- **Problem details**
Retype each line of the material exactly, please, skipping any picture in it.

- **Raw data**

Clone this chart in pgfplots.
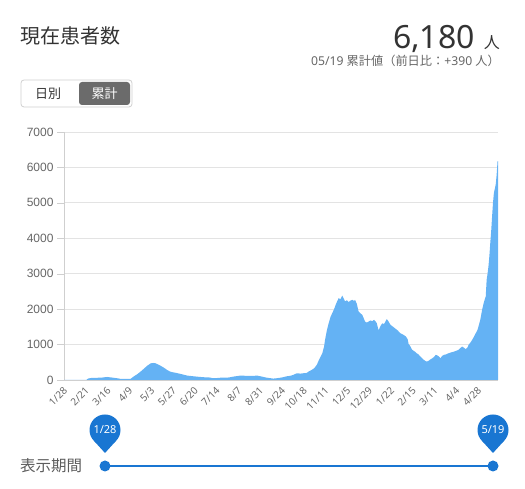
\documentclass[border=0pt]{standalone}
\usepackage{pgfplots}
\pgfplotsset{compat=1.18}
\usepackage{fontspec}
\setmainfont{Liberation Sans}
\newfontfamily\cjk{Noto Sans CJK JP}
\newfontfamily\noto{Noto Sans}
\definecolor{barblue}{HTML}{64B2F4}
\definecolor{pinblue}{HTML}{1976D2}
\definecolor{txt}{HTML}{333333}
\definecolor{subc}{HTML}{666666}
\definecolor{gridc}{HTML}{E3E3E3}
\definecolor{btn}{HTML}{6B6B6B}
\definecolor{axc}{HTML}{CFCFCF}
\begin{document}
\begin{tikzpicture}[x=1pt,y=1pt]
\useasboundingbox (0,0) rectangle (525,489);
% header
\node[anchor=west, inner sep=0, text=txt] at (20,453) {\fontsize{20}{20}\selectfont\cjk 現在患者数};
\node[anchor=base east, inner sep=0, text=txt] at (500,440) {\fontsize{32}{32}\selectfont\noto 6,180\hspace{9pt}\fontsize{16}{16}\selectfont\cjk 人};
\node[anchor=base east, inner sep=0, text=subc] at (500,423) {\fontsize{12.2}{12.2}\selectfont\noto 05/19 \cjk 累計値（前日比：\noto +390 \cjk 人）};
% buttons
\draw[axc, rounded corners=3pt, line width=0.8pt] (21,409) rectangle (132,382);
\fill[btn, rounded corners=3pt] (79,407) rectangle (130,384);
\node[inner sep=0, text=txt] at (48,395.5) {\fontsize{13}{13}\selectfont\cjk 日別};
\node[inner sep=0, text=white] at (104.5,395.5) {\fontsize{13}{13}\selectfont\cjk 累計};
% chart
\begin{axis}[
 at={(64pt,109pt)}, anchor=south west,
 scale only axis, width=434pt, height=248pt,
 xmin=-0.5, xmax=477.5, ymin=0, ymax=7000,
 axis x line*=bottom, axis y line*=left,
 axis line style={draw=axc, -},
 ytick={0,1000,...,7000},
 ymajorgrids, grid style={gridc, line width=0.8pt},
 tick align=outside, major tick length=7pt,
 ytick style={draw=axc},
 xtick={0,24,...,456},
 xticklabels={1/28,2/21,3/16,4/9,5/3,5/27,6/20,7/14,8/7,8/31,9/24,10/18,11/11,12/5,12/29,1/22,2/15,3/11,4/4,4/28},
 xtick style={draw=none},
 xticklabel style={rotate=45, anchor=east, inner sep=0.5pt, yshift=-2pt, font=\noto\fontsize{10}{10}\selectfont, text=subc},
 yticklabel style={font=\fontsize{12}{12}\selectfont, text=subc},
 /pgf/number format/assume math mode=true,
 /pgf/number format/set thousands separator={},
 scaled y ticks=false,
]
\addplot[fill=barblue, draw=none] coordinates {
(0,0)(24,0)(26,40)(30,60)(40,65)(47,85)(52,70)(58,50)(62,30)(70,30)(73,35)(76,95)(80,160)(84,240)(88,330)(91,400)(95,470)(98,480)(100,475)(103,440)(106,400)(110,340)(113,285)(116,240)(119,220)(124,195)(128,170)(132,145)(135,125)(142,105)(150,85)(155,75)(160,70)(164,50)(168,55)(172,65)(179,65)(183,80)(186,95)(190,110)(194,125)(198,120)(201,115)(208,115)(212,125)(216,105)(220,80)(223,65)(227,50)(230,40)(234,50)(238,65)(241,80)(245,105)(249,120)(252,145)(256,190)(260,180)(263,190)(267,200)(269,240)(272,280)(275,330)(278,430)(280,550)(282,650)(284,755)(286,950)(287,1130)(289,1400)(291,1600)(293,1780)(295,1890)(297,2000)(298,2075)(300,2200)(302,2310)(304,2280)(306,2380)(307,2330)(309,2220)(311,2250)(313,2200)(315,2240)(317,2265)(319,2230)(320,2265)(322,2150)(324,1930)(326,1880)(328,1840)(330,1720)(331,1650)(333,1620)(335,1650)(337,1680)(339,1660)(341,1700)(343,1640)(344,1600)(346,1400)(348,1520)(350,1600)(352,1580)(355,1720)(357,1650)(359,1560)(361,1520)(364,1460)(367,1400)(370,1320)(373,1280)(376,1230)(378,1150)(379,1020)(381,950)(383,850)(386,800)(388,755)(390,720)(392,660)(394,610)(396,565)(398,530)(399,520)(401,540)(403,580)(405,610)(407,650)(409,710)(411,690)(413,650)(414,610)(416,680)(418,710)(420,720)(423,755)(426,780)(429,800)(432,830)(434,850)(436,900)(438,945)(440,910)(442,870)(444,920)(445,990)(447,1050)(449,1130)(451,1220)(453,1320)(455,1420)(456,1510)(458,1700)(460,1980)(462,2200)(464,2360)(465,2830)(466,3000)(467,3210)(468,3500)(469,3870)(470,4200)(471,4620)(472,5000)(473,5280)(474,5400)(475,5520)(476,5790)(477,6180)(477.5,6180)
} \closedcycle;
\end{axis}
% slider
\draw[pinblue, line width=2.2pt] (105,23) -- (493,23);
\fill[pinblue] (105,23) circle (5.5);
\fill[pinblue] (493,23) circle (5.5);
\foreach \px/\lab in {105/1\slash 28, 493/5\slash 19} {
 \fill[pinblue] (\px,59) circle (15.5);
 \fill[pinblue] (\px,36) -- (\px-10.9,48) -- (\px+10.9,48) -- cycle;
 \node[inner sep=0, text=white] at (\px,59) {\fontsize{11}{11}\selectfont\noto\bfseries \lab};
}
\node[anchor=west, inner sep=0, text=subc!90!black] at (20,23) {\fontsize{15.5}{15.5}\selectfont\cjk 表示期間};
\end{tikzpicture}
\end{document}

- **Full output**
Clone this chart in pgfplots.
\documentclass[border=0pt]{standalone}
\usepackage{pgfplots}
\pgfplotsset{compat=1.18}
\usepackage{fontspec}
\setmainfont{Liberation Sans}
\newfontfamily\cjk{Noto Sans CJK JP}
\newfontfamily\noto{Noto Sans}
\definecolor{barblue}{HTML}{64B2F4}
\definecolor{pinblue}{HTML}{1976D2}
\definecolor{txt}{HTML}{333333}
\definecolor{subc}{HTML}{666666}
\definecolor{gridc}{HTML}{E3E3E3}
\definecolor{btn}{HTML}{6B6B6B}
\definecolor{axc}{HTML}{CFCFCF}
\begin{document}
\begin{tikzpicture}[x=1pt,y=1pt]
\useasboundingbox (0,0) rectangle (525,489);
% header
\node[anchor=west, inner sep=0, text=txt] at (20,453) {\fontsize{20}{20}\selectfont\cjk 現在患者数};
\node[anchor=base east, inner sep=0, text=txt] at (500,440) {\fontsize{32}{32}\selectfont\noto 6,180\hspace{9pt}\fontsize{16}{16}\selectfont\cjk 人};
\node[anchor=base east, inner sep=0, text=subc] at (500,423) {\fontsize{12.2}{12.2}\selectfont\noto 05/19 \cjk 累計値（前日比：\noto +390 \cjk 人）};
% buttons
\draw[axc, rounded corners=3pt, line width=0.8pt] (21,409) rectangle (132,382);
\fill[btn, rounded corners=3pt] (79,407) rectangle (130,384);
\node[inner sep=0, text=txt] at (48,395.5) {\fontsize{13}{13}\selectfont\cjk 日別};
\node[inner sep=0, text=white] at (104.5,395.5) {\fontsize{13}{13}\selectfont\cjk 累計};
% chart
\begin{axis}[
 at={(64pt,109pt)}, anchor=south west,
 scale only axis, width=434pt, height=248pt,
 xmin=-0.5, xmax=477.5, ymin=0, ymax=7000,
 axis x line*=bottom, axis y line*=left,
 axis line style={draw=axc, -},
 ytick={0,1000,...,7000},
 ymajorgrids, grid style={gridc, line width=0.8pt},
 tick align=outside, major tick length=7pt,
 ytick style={draw=axc},
 xtick={0,24,...,456},
 xticklabels={1/28,2/21,3/16,4/9,5/3,5/27,6/20,7/14,8/7,8/31,9/24,10/18,11/11,12/5,12/29,1/22,2/15,3/11,4/4,4/28},
 xtick style={draw=none},
 xticklabel style={rotate=45, anchor=east, inner sep=0.5pt, yshift=-2pt, font=\noto\fontsize{10}{10}\selectfont, text=subc},
 yticklabel style={font=\fontsize{12}{12}\selectfont, text=subc},
 /pgf/number format/assume math mode=true,
 /pgf/number format/set thousands separator={},
 scaled y ticks=false,
]
\addplot[fill=barblue, draw=none] coordinates {
(0,0)(24,0)(26,40)(30,60)(40,65)(47,85)(52,70)(58,50)(62,30)(70,30)(73,35)(76,95)(80,160)(84,240)(88,330)(91,400)(95,470)(98,480)(100,475)(103,440)(106,400)(110,340)(113,285)(116,240)(119,220)(124,195)(128,170)(132,145)(135,125)(142,105)(150,85)(155,75)(160,70)(164,50)(168,55)(172,65)(179,65)(183,80)(186,95)(190,110)(194,125)(198,120)(201,115)(208,115)(212,125)(216,105)(220,80)(223,65)(227,50)(230,40)(234,50)(238,65)(241,80)(245,105)(249,120)(252,145)(256,190)(260,180)(263,190)(267,200)(269,240)(272,280)(275,330)(278,430)(280,550)(282,650)(284,755)(286,950)(287,1130)(289,1400)(291,1600)(293,1780)(295,1890)(297,2000)(298,2075)(300,2200)(302,2310)(304,2280)(306,2380)(307,2330)(309,2220)(311,2250)(313,2200)(315,2240)(317,2265)(319,2230)(320,2265)(322,2150)(324,1930)(326,1880)(328,1840)(330,1720)(331,1650)(333,1620)(335,1650)(337,1680)(339,1660)(341,1700)(343,1640)(344,1600)(346,1400)(348,1520)(350,1600)(352,1580)(355,1720)(357,1650)(359,1560)(361,1520)(364,1460)(367,1400)(370,1320)(373,1280)(376,1230)(378,1150)(379,1020)(381,950)(383,850)(386,800)(388,755)(390,720)(392,660)(394,610)(396,565)(398,530)(399,520)(401,540)(403,580)(405,610)(407,650)(409,710)(411,690)(413,650)(414,610)(416,680)(418,710)(420,720)(423,755)(426,780)(429,800)(432,830)(434,850)(436,900)(438,945)(440,910)(442,870)(444,920)(445,990)(447,1050)(449,1130)(451,1220)(453,1320)(455,1420)(456,1510)(458,1700)(460,1980)(462,2200)(464,2360)(465,2830)(466,3000)(467,3210)(468,3500)(469,3870)(470,4200)(471,4620)(472,5000)(473,5280)(474,5400)(475,5520)(476,5790)(477,6180)(477.5,6180)
} \closedcycle;
\end{axis}
% slider
\draw[pinblue, line width=2.2pt] (105,23) -- (493,23);
\fill[pinblue] (105,23) circle (5.5);
\fill[pinblue] (493,23) circle (5.5);
\foreach \px/\lab in {105/1\slash 28, 493/5\slash 19} {
 \fill[pinblue] (\px,59) circle (15.5);
 \fill[pinblue] (\px,36) -- (\px-10.9,48) -- (\px+10.9,48) -- cycle;
 \node[inner sep=0, text=white] at (\px,59) {\fontsize{11}{11}\selectfont\noto\bfseries \lab};
}
\node[anchor=west, inner sep=0, text=subc!90!black] at (20,23) {\fontsize{15.5}{15.5}\selectfont\cjk 表示期間};
\end{tikzpicture}
\end{document}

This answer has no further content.